### [WHAT YOU ARE ASKED TO DO]
Retype nothing but the lines from the start of the material up to and including the line with "var yTicks = [0, 50, 100, 150, 200, 250];". Pictures don't belong in the copy.

========

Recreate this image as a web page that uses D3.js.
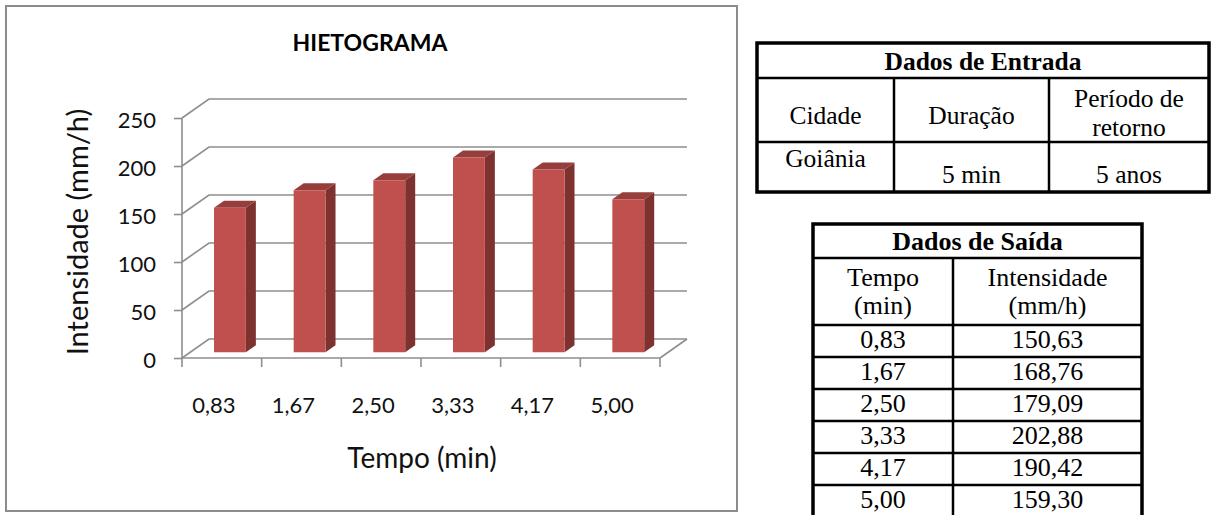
<!DOCTYPE html>
<html>
<head>
<meta charset="utf-8">
<script src="https://cdn.jsdelivr.net/npm/d3@7"></script>
<style>
  body { margin: 0; background: #fff; }
  svg { display: block; }
</style>
</head>
<body>
<svg id="fig" width="1211" height="515"></svg>
<script>
// chart data
var categorias = ["0,83", "1,67", "2,50", "3,33", "4,17", "5,00"];
var tempo = [0.83, 1.67, 2.50, 3.33, 4.17, 5.00];
var intensidade = [150.63, 168.76, 179.09, 202.88, 190.42, 159.30];
var yTicks = [0, 50, 100, 150, 200, 250];

// tables
var entradaTitulo = "Dados de Entrada";
var entradaCabecalho = [["Cidade"], ["Duração"], ["Período de", "retorno"]];
var entradaValores = ["Goiânia", "5 min", "5 anos"];
var saidaTitulo = "Dados de Saída";
var saidaCabecalho = [["Tempo", "(min)"], ["Intensidade", "(mm/h)"]];

var pt = d3.formatLocale({decimal: ",", thousands: ".", grouping: [3], currency: ["R$", ""]});
var fmt2 = pt.format(".2f");

var svg = d3.select("#fig");
var chartFont = "Lato, 'Open Sans', sans-serif";
var tableFont = "'Liberation Serif', 'Times New Roman', serif";

// ---------- chart ----------
svg.append("rect")
	.attr("x", 6).attr("y", 6)
	.attr("width", 731).attr("height", 505)
	.attr("fill", "#fff")
	.attr("stroke", "#8c8c8c")
	.attr("stroke-width", 2);

svg.append("text")
	.attr("x", 370).attr("y", 51)
	.attr("text-anchor", "middle")
	.style("font-family", chartFont)
	.style("font-weight", "bold")
	.style("font-size", "23px")
	.text("HIETOGRAMA");

var x = d3.scaleBand().domain(categorias).range([182, 660]);
var y = d3.scaleLinear().domain([0, 250]).range([358, 118]);
var DX = 27, DY = 19;

// project a point (pixel x, value, depth 0..1) onto the screen
function P(px, v, d) {
	return [px + d * DX, y(v) - d * DY];
}
function poly(pts) {
	return "M" + pts.map(function(p){ return p[0] + "," + p[1]; }).join("L") + "Z";
}

var x0 = x.range()[0], x1 = x.range()[1];
var grid = svg.append("g").attr("fill", "none").attr("stroke", "#8e8e8e").attr("stroke-width", 1.6);

// side wall diagonals + back wall lines
grid.selectAll(".grid")
	.data(yTicks)
	.enter()
	.append("path")
	.attr("d", function(t) {
		var a = P(x0, t, 0), b = P(x0, t, 1), c = P(x1, t, 1);
		return "M" + a + "L" + b + "L" + c;
	});
// floor right edge
grid.append("path").attr("d", "M" + P(x1, 0, 0) + "L" + P(x1, 0, 1));

// bars
var d0 = 0.3, d1 = 0.67;
var bars = svg.selectAll(".bar")
	.data(intensidade.map(function(v, i){ return {cat: categorias[i], v: v}; }))
	.enter()
	.append("g")
	.attr("class", "bar");

function bx0(d){ return x(d.cat) + x.bandwidth() * 0.3; }
function bx1(d){ return x(d.cat) + x.bandwidth() * 0.7; }

bars.append("path")
	.attr("fill", "#7d3230")
	.attr("d", function(d){
		return poly([P(bx1(d), 0, d0), P(bx1(d), 0, d1), P(bx1(d), d.v, d1), P(bx1(d), d.v, d0)]);
	});
bars.append("path")
	.attr("fill", "#963e3b")
	.attr("d", function(d){
		return poly([P(bx0(d), d.v, d0), P(bx1(d), d.v, d0), P(bx1(d), d.v, d1), P(bx0(d), d.v, d1)]);
	});
bars.append("path")
	.attr("fill", "#c0504d")
	.attr("d", function(d){
		return poly([P(bx0(d), 0, d0), P(bx1(d), 0, d0), P(bx1(d), d.v, d0), P(bx0(d), d.v, d0)]);
	});

// front y axis
var yAxis = svg.append("g")
	.attr("transform", "translate(" + x0 + ",0)")
	.call(d3.axisLeft(y).tickValues(yTicks).tickSize(8).tickPadding(18).tickFormat(d3.format("d")));
yAxis.select(".domain").attr("stroke", "#8e8e8e").attr("stroke-width", 1.6).attr("d", "M0," + y(0) + "V" + y(250));
yAxis.selectAll(".tick line").attr("stroke", "#8e8e8e").attr("stroke-width", 1.6);
yAxis.selectAll(".tick text")
	.attr("dy", "0.42em")
	.attr("fill", "#111")
	.style("font-family", chartFont)
	.style("font-size", "22px");

// front x axis: boundary ticks + labels
var xg = svg.append("g").attr("stroke", "#8e8e8e").attr("stroke-width", 1.6);
xg.append("path").attr("d", "M" + x0 + "," + y(0) + "H" + x1);
var bounds = categorias.map(function(c){ return x(c); }).concat([x1]);
xg.selectAll(".xt")
	.data(bounds)
	.enter()
	.append("path")
	.attr("d", function(b){ return "M" + b + "," + y(0) + "v9"; });

svg.selectAll(".xlab")
	.data(categorias)
	.enter()
	.append("text")
	.attr("x", function(c){ return x(c) + x.bandwidth() / 2 - 8; })
	.attr("y", 413)
	.attr("text-anchor", "middle")
	.attr("fill", "#111")
	.style("font-family", chartFont)
	.style("font-size", "22px")
	.text(function(c){ return c; });

svg.append("text")
	.attr("transform", "translate(88,232) rotate(-90)")
	.attr("text-anchor", "middle")
	.attr("fill", "#111")
	.style("font-family", chartFont)
	.style("font-size", "29px")
	.text("Intensidade (mm/h)");

svg.append("text")
	.attr("x", 422).attr("y", 468)
	.attr("text-anchor", "middle")
	.attr("fill", "#111")
	.style("font-family", chartFont)
	.style("font-size", "28px")
	.text("Tempo (min)");

// ---------- table: Dados de Entrada ----------
var t1 = svg.append("g").style("font-family", tableFont).style("font-size", "25.5px").attr("fill", "#000");
var t1L = 757, t1R = 1209, t1Rows = [43, 78, 142, 192], t1Cols = [757, 894, 1049, 1209];
t1.append("rect").attr("x", t1L).attr("y", t1Rows[0]).attr("width", t1R - t1L).attr("height", t1Rows[3] - t1Rows[0])
	.attr("fill", "none").attr("stroke", "#000").attr("stroke-width", 3.5);
t1.selectAll(".hl").data([t1Rows[1], t1Rows[2]]).enter().append("line")
	.attr("x1", t1L).attr("x2", t1R).attr("y1", function(d){ return d; }).attr("y2", function(d){ return d; })
	.attr("stroke", "#000").attr("stroke-width", 2.5);
t1.selectAll(".vl").data([t1Cols[1], t1Cols[2]]).enter().append("line")
	.attr("x1", function(d){ return d; }).attr("x2", function(d){ return d; })
	.attr("y1", t1Rows[1]).attr("y2", t1Rows[3])
	.attr("stroke", "#000").attr("stroke-width", 2.5);
t1.append("text").attr("x", (t1L + t1R) / 2).attr("y", 70).attr("text-anchor", "middle")
	.style("font-weight", "bold").text(entradaTitulo);
entradaCabecalho.forEach(function(lines, i){
	var cx = (t1Cols[i] + t1Cols[i + 1]) / 2;
	var base = lines.length > 1 ? 107 : 124;
	lines.forEach(function(s, j){
		t1.append("text").attr("x", cx).attr("y", base + j * 29).attr("text-anchor", "middle").text(s);
	});
});
var t1ValY = [167, 183, 183];
entradaValores.forEach(function(s, i){
	t1.append("text").attr("x", (t1Cols[i] + t1Cols[i + 1]) / 2).attr("y", t1ValY[i])
		.attr("text-anchor", "middle").text(s);
});

// ---------- table: Dados de Saída ----------
var t2 = svg.append("g").style("font-family", tableFont).style("font-size", "26px").attr("fill", "#000");
var t2L = 813, t2R = 1142, t2Mid = 953, t2Top = 224, t2Head = 258, t2Body = 325, rowH = 32;
var rowTops = tempo.map(function(_, i){ return t2Body + i * rowH; });
t2.append("rect").attr("x", t2L).attr("y", t2Top).attr("width", t2R - t2L).attr("height", 320)
	.attr("fill", "none").attr("stroke", "#000").attr("stroke-width", 3.5);
t2.selectAll(".hl").data([t2Head].concat(rowTops)).enter().append("line")
	.attr("x1", t2L).attr("x2", t2R).attr("y1", function(d){ return d; }).attr("y2", function(d){ return d; })
	.attr("stroke", "#000").attr("stroke-width", 2.5);
t2.append("line").attr("x1", t2Mid).attr("x2", t2Mid).attr("y1", t2Head).attr("y2", 520)
	.attr("stroke", "#000").attr("stroke-width", 2.5);
t2.append("text").attr("x", (t2L + t2R) / 2).attr("y", 250).attr("text-anchor", "middle")
	.style("font-weight", "bold").text(saidaTitulo);
var t2Cx = [(t2L + t2Mid) / 2, (t2Mid + t2R) / 2];
saidaCabecalho.forEach(function(lines, i){
	lines.forEach(function(s, j){
		t2.append("text").attr("x", t2Cx[i]).attr("y", 286 + j * 28).attr("text-anchor", "middle").text(s);
	});
});
t2.selectAll(".tempo").data(tempo).enter().append("text")
	.attr("x", t2Cx[0]).attr("y", function(d, i){ return rowTops[i] + 23; })
	.attr("text-anchor", "middle").text(function(d){ return fmt2(d); });
t2.selectAll(".int").data(intensidade).enter().append("text")
	.attr("x", t2Cx[1]).attr("y", function(d, i){ return rowTops[i] + 23; })
	.attr("text-anchor", "middle").text(function(d){ return fmt2(d); });
</script>
</body>
</html>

========

### [WORKED ANSWER]
Recreate this image as a web page that uses D3.js.
<!DOCTYPE html>
<html>
<head>
<meta charset="utf-8">
<script src="https://cdn.jsdelivr.net/npm/d3@7"></script>
<style>
  body { margin: 0; background: #fff; }
  svg { display: block; }
</style>
</head>
<body>
<svg id="fig" width="1211" height="515"></svg>
<script>
// chart data
var categorias = ["0,83", "1,67", "2,50", "3,33", "4,17", "5,00"];
var tempo = [0.83, 1.67, 2.50, 3.33, 4.17, 5.00];
var intensidade = [150.63, 168.76, 179.09, 202.88, 190.42, 159.30];
var yTicks = [0, 50, 100, 150, 200, 250];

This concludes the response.